I don't see anything particularly wrong with your choice of specifications above; but why the arbitrary numbers? and why color? (Color is always a battery hog, because it cannot be reflective only. It requires that you continuously power a light source, unlike B&W. There goes the battery life. Written music is never in color anyway.) Note (haha) that there's no need for floating-point for this application (unless you really want it to be a calculator too). I have an article on scaled-integer and how it can be used very effectively in situations that most people think require floating-point. Note also that you can mix sounds digitally with simple addition before sending the result to a single D/A converter, so you don't need a hardware analog mixer. A hardware multiplier would be good though. I expect you'll want more memory though, or at least serial flash storage space.
FWIW, I would be able do what you're talking about with my home-made 65c02 workbench computer that I use as a Swiss army knife of the workbench for controlling processes, taking data, etc.. I also put a MIDI port on it, although I've never used that part for anything serious. (I'm a musician, cellist, and had visions of composing keyboard and orchestral music that beyond my ability to play, editing it, and playing it through my MIDI keyboard. I never did it, and now my interest is gone.) The piezoelectric beeper on the board definitely does not have music-worthy sound quality, but the D/A converter and output amplifier does; and if I use MIDI, then the sound is generated by the musical keyboard itself per the instructions from the computer.
The idea of this thread is the pragmatics of what would be the minimum needed for a polyphonic calculator project not to be seen as just for the fun of it, although it is fun, in a nerdy way, to entertain the thought of a polyphonic calculator existing. And it is convenient to be able to hold in one's hand the equivalent of a daisy chain of HP-71S with NOISE.LEX stored in ROM as well.

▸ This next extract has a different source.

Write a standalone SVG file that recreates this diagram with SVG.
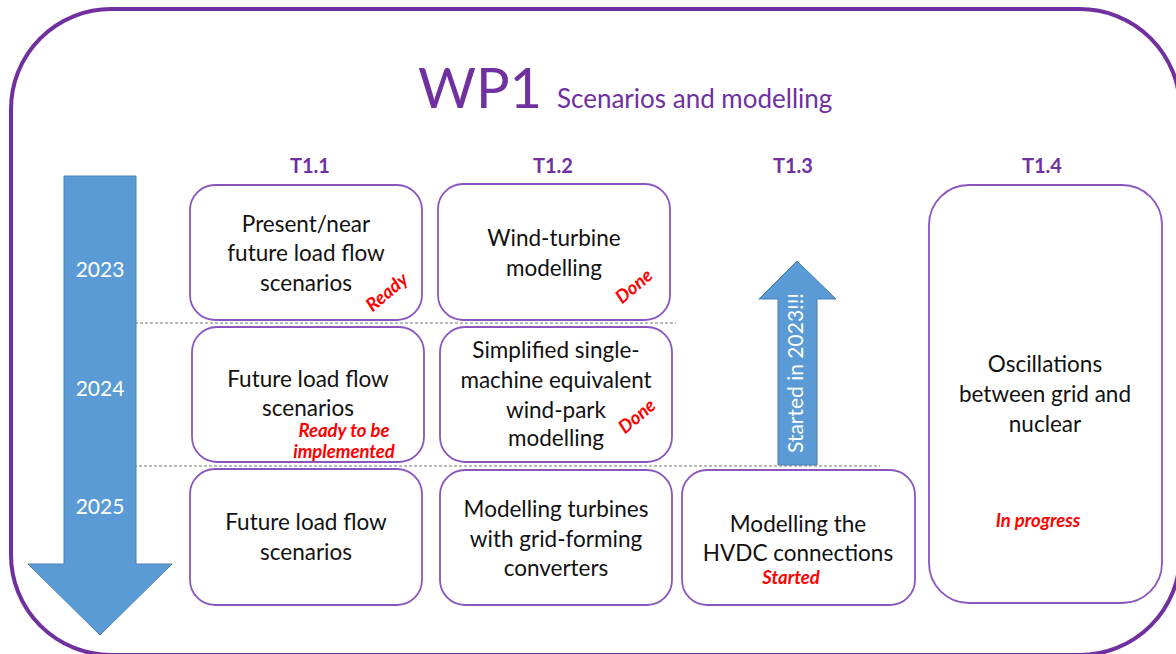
<svg xmlns="http://www.w3.org/2000/svg" width="1176" height="654" viewBox="0 0 1176 654">
<style>
.frame{fill:none;stroke:#7030A0;stroke-width:4}
.box{fill:#fff;stroke:#8B55C0;stroke-width:1.8}
.t{font-family:Lato,"Liberation Sans",sans-serif;font-size:22.5px;fill:#111;text-anchor:middle}
.hd{font-family:Lato,"Liberation Sans",sans-serif;font-size:20px;font-weight:bold;fill:#7030A0;text-anchor:middle}
.st{font-family:Lato,"Liberation Sans",sans-serif;font-size:18.5px;font-weight:bold;font-style:italic;fill:#FF0000;text-anchor:middle}
.yr{font-family:Lato,"Liberation Sans",sans-serif;font-size:21px;fill:#fff;text-anchor:middle}
.arr{fill:#5B9BD5;stroke:#4A7FB0;stroke-width:1}
.dash{stroke:#777;stroke-width:1;stroke-dasharray:3 2;fill:none}
</style>
<rect class="frame" x="11" y="9" width="1169" height="646" rx="100" ry="100"/>
<text x="418" y="108" font-family="Lato,'Liberation Sans',sans-serif" font-size="56" fill="#7030A0">WP1</text>
<text x="557" y="108" font-family="Lato,'Liberation Sans',sans-serif" font-size="26" fill="#7030A0">Scenarios and modelling</text>
<text class="hd" x="310" y="173">T1.1</text>
<text class="hd" x="553" y="173">T1.2</text>
<text class="hd" x="793" y="173">T1.3</text>
<text class="hd" x="1042" y="173">T1.4</text>
<g id="connectors">
<line class="dash" x1="85" y1="323" x2="676" y2="323"/>
<line class="dash" x1="84" y1="466" x2="880" y2="466"/>
</g>
<g id="timeline">
<polygon class="arr" points="64,176 136,176 136,564 172,564 100,635 28,564 64,564"/>
<text class="yr" x="100" y="277">2023</text>
<text class="yr" x="100" y="396">2024</text>
<text class="yr" x="100" y="514">2025</text>
</g>
<g id="t13-arrow">
<polygon class="arr" points="778,465 778,299 759,299 797,261 836,299 817,299 817,465"/>
<text class="yr" font-size="15" transform="translate(803,373) rotate(-90)">Started in 2023!!!</text>
</g>
<g id="t11-2023">
<rect class="box" x="190" y="185" width="232" height="135" rx="25"/>
<text class="t" x="306" y="232">Present/near</text>
<text class="t" x="306" y="261">future load flow</text>
<text class="t" x="306" y="291">scenarios</text>
<text class="st" transform="translate(391,297) rotate(-40)">Ready</text>
</g>
<g id="t11-2024">
<rect class="box" x="192" y="327" width="232" height="135" rx="25"/>
<text class="t" x="308" y="387">Future load flow</text>
<text class="t" x="308" y="416">scenarios</text>
<text class="st" x="344" y="437">Ready to be</text>
<text class="st" x="344" y="458">implemented</text>
</g>
<g id="t11-2025">
<rect class="box" x="190" y="469" width="232" height="136" rx="25"/>
<text class="t" x="306" y="530">Future load flow</text>
<text class="t" x="306" y="560">scenarios</text>
</g>
<g id="t12-2023">
<rect class="box" x="438" y="184" width="232" height="136" rx="25"/>
<text class="t" x="554" y="246">Wind-turbine</text>
<text class="t" x="554" y="276">modelling</text>
<text class="st" transform="translate(638,291) rotate(-40)">Done</text>
</g>
<g id="t12-2024">
<rect class="box" x="440" y="327" width="232" height="135" rx="25"/>
<text class="t" x="556" y="358">Simplified single-</text>
<text class="t" x="556" y="388">machine equivalent</text>
<text class="t" x="556" y="418">wind-park</text>
<text class="t" x="556" y="446">modelling</text>
<text class="st" transform="translate(641,421) rotate(-40)">Done</text>
</g>
<g id="t12-2025">
<rect class="box" x="440" y="470" width="232" height="135" rx="25"/>
<text class="t" x="556" y="517">Modelling turbines</text>
<text class="t" x="556" y="547">with grid-forming</text>
<text class="t" x="556" y="576">converters</text>
</g>
<g id="t13-2025">
<rect class="box" x="682" y="470" width="233" height="135" rx="25"/>
<text class="t" x="798" y="532">Modelling the</text>
<text class="t" x="798" y="561">HVDC connections</text>
<text class="st" x="791" y="584">Started</text>
</g>
<g id="t14">
<rect class="box" x="929" y="185" width="233" height="418" rx="40"/>
<text class="t" x="1045" y="372">Oscillations</text>
<text class="t" x="1045" y="402">between grid and</text>
<text class="t" x="1045" y="432">nuclear</text>
<text class="st" x="1038" y="527" font-size="19.5">In progress</text>
</g>
</svg>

As to the numbers in the specifications, they are not arbitrary, but rather represent just about the weakest platform that should be taken as more than just a toy.
Here is where the numbers come from:
8-bit CPU data bus: The first music-worthy home computer systems were 8-bit
894.886 kHz: This was the CPU clock frequency of the NTSC version of the
Intellivision
Triphonic sound: This is not a literal minimum, but would be just powerful enough to get through a beginning tonal music theory course
160x88 resolution display: This was the resolution of the
Bally Astrocade in Basic Programming mode
3-bit RGB master palette: This was what the Atari
Television Interface Adaptor could output to a color television through a SECAM decoder (it could output 8 shades of 13 or 16 colors through a PAL or NTSC decoder) although I have no idea why it was designed in such a way that it would output different color palettes to the television through different decoders
10 digit "floating" point display precision: Most business and scientific calculators have a display at least this precise
64K user memory on board: Home computers with polyphonic sound generally came off the shelf with no less than this much RAM
Color is not because it is necessary to have it simply to write music, but because home computers with polyphonic sound have always had full color display capability, which
Demoscenes grew up around these home computers to take advantage of, and special mixing hardware is not out the question because hardware-mixed sound channels use minimal CPU power. By the way, "floating" point arithmetic on normal computers technically uses a fixed precision internally where the numbers are stored either as BCD or binary (e. g. HP Voyagers use 56-bit BCD numbers to do "floating" point arithmetic). Therefore, floating point merely exists as a convention for talking about how computers display the fractional numbers they operate on.